By Noelle Frampton
[noelle_frampton@yahoo.com]
Josef Korbel School of International Studies, University of Denver
“Rwandans like to look at people,” said our interpreter, Grace, with a little smile. They stared at us, unabashedly, so we stared right back. People from two very different places: the United States and Rwanda, a small country of verdant hills and bloody history in sub-Saharan Africa. I was there for 10 days in November 2010, part of a nine-person team that worked with the NGO World Relief in the rural areas of the western Kibuye district. Through my interactions and interviews with Rwandans, young and old, plus additional months of background research, I learned that reconciliation and hope are possible when people recognize their shared humanity with others. I share my findings in the first-person to express the reflexivity that occurred—the shaping and being shaped—to understand and tell the Rwandan story.
The Impossible Choice for Rwandans
Seventeen years after the most deadly genocide ever to happen in the space of three months, Rwandans still face a choice: Build peace among killers and victims who live beside each other, or fall back into old attitudes of fear, hatred, division and destruction. The horrific tale leading to 1994 shows starkly the ultimate outcome of dehumanizing people based on collective identity—an “us” versus “them” mentality. It can also teach us the reverse side of that coin: That humanizing others requires truly seeing and knowing them.
As I looked into Rwandans’ faces, I saw staring back a mixture of love and hate, hope and despair—an incredibly raw and palpable humanity. Rwandans are so human precisely because they are joyful and hopeful and resilient, while at the same time they are sad and doubtful and broken. I had to face honestly the dialectic that exists in every person—even in me. As I heard the stories of these people from another continent, another culture and another ethnicity, and told my own, I learned that shared humanity can erase the notion of “Other.” And I saw the power of story to reveal truth.
Among the captivating people I met in Rwanda was a young man who is forced to live beside the man who killed his parents and other relatives in 1994. That neighbor refused his offer of forgiveness, and even now turns away so he won’t have to look him in the eyes—day after day. But he still holds out the offer. There was another young man who was tortured and broken as a child when he refused to give up the Tutsis his family was hiding. But he told me with an ear-to-ear grin that he’s expecting better days ahead, and Rwandans must look forward to a shared future instead of back to a divided past.

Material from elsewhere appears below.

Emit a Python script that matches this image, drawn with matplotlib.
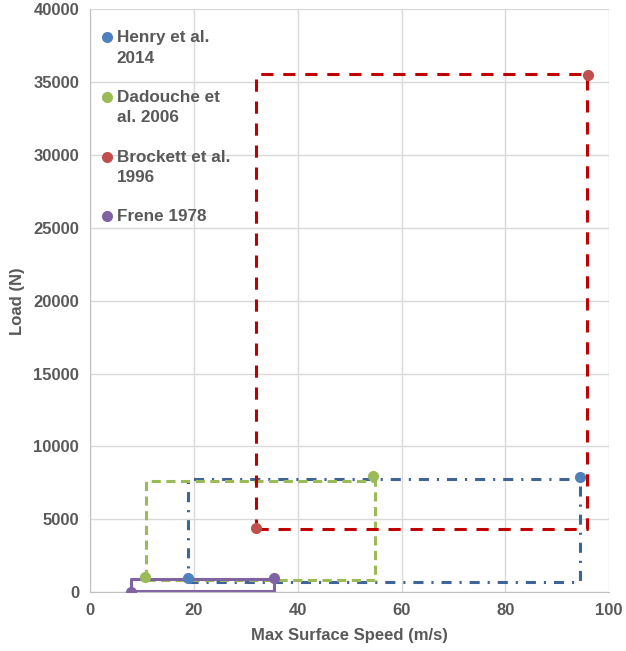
import numpy as np
import matplotlib.pyplot as plt

plt.rcParams['font.family'] = ['Liberation Sans', 'DejaVu Sans']
plt.rcParams['font.weight'] = 'bold'
plt.rcParams['axes.labelweight'] = 'bold'

# studies, marker points (speed m/s, load N)
labels = ["Henry et al.\n2014", "Dadouche et\nal. 2006", "Brockett et al.\n1996", "Frene 1978"]
pts_x = [[18.8, 94.3], [10.6, 54.5], [31.9, 95.9], [7.8, 35.5]]
pts_y = [[950, 7900], [1010, 7960], [4370, 35500], [20, 940]]
# envelope boxes: xmin, xmax, ymin, ymax
box_x0 = [18.9, 10.8, 31.9, 7.8]
box_x1 = [94.3, 54.8, 95.8, 35.5]
box_y0 = [707, 820, 4320, 90]
box_y1 = [7730, 7640, 35540, 870]

marker_cols = ["#4F81BD", "#9BBB59", "#C0504D", "#8064A2"]
line_cols = ["#3F6497", "#9BBB59", "#C00000", "#8064A2"]
line_styles = [(0, (3.3, 2.6, 0.7, 2.6)), (0, (3, 1.8)), (0, (4, 3.2)), "-"]

fig = plt.figure(figsize=(6.26, 6.51), dpi=100)
ax = fig.add_axes([0.144, 0.0906, 0.829, 0.895])

for i in range(4):
    bx = [box_x0[i], box_x1[i], box_x1[i], box_x0[i], box_x0[i]]
    by = [box_y0[i], box_y0[i], box_y1[i], box_y1[i], box_y0[i]]
    ax.plot(bx, by, color=line_cols[i], lw=2.2, linestyle=line_styles[i], zorder=2)
    ax.plot(pts_x[i], pts_y[i], 'o', color=marker_cols[i], ms=7, zorder=3)

ax.set_xlim(0, 100)
ax.set_ylim(0, 40000)
ax.set_xticks(np.arange(0, 101, 20))
ax.set_yticks(np.arange(0, 40001, 5000))
ax.grid(True, color="#D9D9D9", lw=1)
ax.set_axisbelow(True)
for s in ["top", "right"]:
    ax.spines[s].set_visible(False)
for s in ["left", "bottom"]:
    ax.spines[s].set_color("#BFBFBF")
ax.tick_params(length=0, labelsize=12, colors="#595959", pad=8)
ax.set_xlabel("Max Surface Speed (m/s)", fontsize=12, color="#595959", labelpad=7)
ax.set_ylabel("Load (N)", fontsize=12, color="#595959", labelpad=6)

# legend drawn by hand so the marker sits beside the first line
for i in range(4):
    yy = 0.952 - i * 0.1023
    ax.plot(0.033, yy, 'o', color=marker_cols[i], ms=7, transform=ax.transAxes, clip_on=False)
    ax.text(0.051, yy + 0.012, labels[i], transform=ax.transAxes, fontsize=12.3, color="#595959",
            va="top", ha="left", linespacing=1.45)

fig.savefig("out.png", dpi=100)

Forgiveness is a complicated thing in any society. In Rwanda, it is indescribably hard. Stephen Kinzer reports that 99.9 percent of Rwandan children witnessed violence, 90 percent believed they would die and 80 percent lost at least one relative. On top of the issues surrounding genocide—which, of course, are not few—cultural norms favor keeping one’s thoughts and emotions close. Rwanda is a place of secrets; a frozen lake to the foreign observer, a placid surface with unknown churnings beneath.
Only time will tell, I suppose, what lurks beneath Rwanda’s veneer and whether existing structures and institutions are sufficient to promote lasting peace. My time there was too short for me to know that. But I do know that reconciliation in such a place is a long-term project that, in the end, will rely on a series of small choices by individuals.
That we are all humans does not make the differences among us easy to navigate. But Rwandans can teach us that it is worth doing all we can to recognize the humanity of others, in all of its glory and baseness, good and evil, as we recognize our own. It is worth listening and learning and trying to identify truth, in order to install institutions to promote justice. There is right and wrong in the world, and we should struggle through the hard questions necessary to define and build countries that encourage the right. Forgetting will not do; facing is necessary.
Sometimes, however, structures and institutions, and all of the good intentions and foreign aid in the world, fall short. When that happens, the need for mercy surfaces and humanity is tested. The Rwandans are struggling to respond to that test—representing to us all the desperation and hope of living. We should support them in that quest, and realize that it is our own, as well.
Reference Cited:
Kinzer, S. 2008. A Thousand Hills: Rwanda’s Rebirth and the Man Who Dreamed It. Hoboken, NJ: John Wiley & Sons.)